U.S. earnings season kicks off in earnest Friday with JPMorgan, Wells Fargo and Citigroup reporting quarterly results. Growth expectations, thanks to tax reform and a strengthening global economy, are lofty; Goldman Sachs, for instance, expects S&P 500 profits to be up 17 per cent year over year.
Many investors are counting on that earnings growth to fuel further gains in equity markets, but the risk of disappointment is rising. Bullish profit expectations may already be baked into many stock prices. Meanwhile, economic and inflationary trends indicate further challenges to sustainable market rallies as 2018 unfolds.
Morgan Stanley strategists Andrew Sheets and Michael Wilson are among those viewing this earnings season in a much darker light than the expected profit growth would suggest. While noting that strong bottom-line results will likely be a short term catalyst for stock prices, they believe rising inflation pressure and slowing economic growth represent a “tricky hand-off” for markets for the rest of the year.

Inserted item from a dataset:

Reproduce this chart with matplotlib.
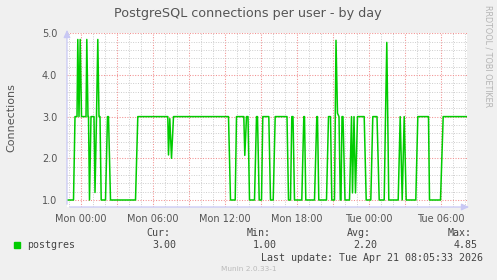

In essence, Morgan Stanley is strongly suggesting that the coming earnings season will be as good as it gets for equity investors in 2018.
“Many of the things we expected this year are happening – higher volatility across [interest] rates, [foreign exchange] and equity markets, tighter financial conditions, … contracting equity valuations in the U.S., narrower breadth and a peak in economic leading indicators and data surprises,” Mr. Wilson wrote in a March 25 report.
In a late February CNBC interview, Mr. Sheets emphasized that tax policy was already reflected in equity prices and earnings estimates, raising the odds of disappointment in terms of actual profit results or future guidance. Goldman Sachs equity strategist David Kostin echoed this view on April 6, writing, “the downside risk for sales and [earnings-per-share] misses is substantial.”
The the chart below highlights the jump in S&P earnings-a-share expectations for the first quarter. Optimism has been climbing throughout this year, despite market volatility, with profit forecasts jumping 13.3 per cent. The biggest upward adjustment occurred at the end of March as consensus earnings-a-share estimates for the benchmark were revised upward by 7.6 per cent.
The upbeat profit expectations raise the risk of a “buy the rumour, sell the news” market pattern. This would a reaction in which prices may not climb substantially, or might even fall, if expectations are merely met. As Mr. Kostin indicated, the market punishment for missing higher profit estimates could be severe.
Morgan Stanley’s Mr. Sheets, to be clear, is not bearish about earnings season – it’s the rest of the year he’s worried about.
The strategist points to global purchasing manufacturers surveys to support his contention of slowing economic growth. These surveys ask prominent manufacturing executives to answer questions regarding business activity, hiring expectations and orders for new products in order to measure growth in the industry.
The JPMorgan Global Manufacturing PMI index, shown in the second chart, combines these survey results from across the globe. The chart shows year-over-year change in the survey, which indicates that while global economic growth remains positive, the pace of acceleration has weakened. The year-over-year improvement in the manufacturinsecg survey actually peaked in February, 2017, and has since been drifting lower toward zero, or no improvement.
Morgan Stanley also believes inflation pressure will limit equity gains later this year. The strategists use the yield on the U.S. 10-year inflation-indexed note – which shows the yield on the 10-year Treasury bond minus the rate of inflation (bottom chart) – as a gauge to longer term inflation expectations. They believe the yield on the note will break higher this year, above the zero-to-80-basis-point range it’s been in since 2013.
Economists agree that inflation expectations are important for economic growth and asset values but the degree of importance is hotly debated. For investors, it’s far more clear cut – real 10-year yields are vital to portfolios because they are used as a discount rate to value equities.
In discounted cash flow calculations, the discount rate is used to determine the present value of future earnings, dividends and cash flow for a given company. This forms a baseline value for the company’s stock. As the discount rate (in this case inflation-adjusted 10-year yields) rises, the value of future cash flows and stock prices both decline.
The market’s reaction to coming U.S. profit reports will, in my opinion, all come down to corporate guidance on full calendar-year earnings. Bottom line results should be terrific, but if slowing global economic growth and rising inflation expectations are reflected in lower than expected profit guidance for the rest of the year, the mood of investors could sour in a hurry.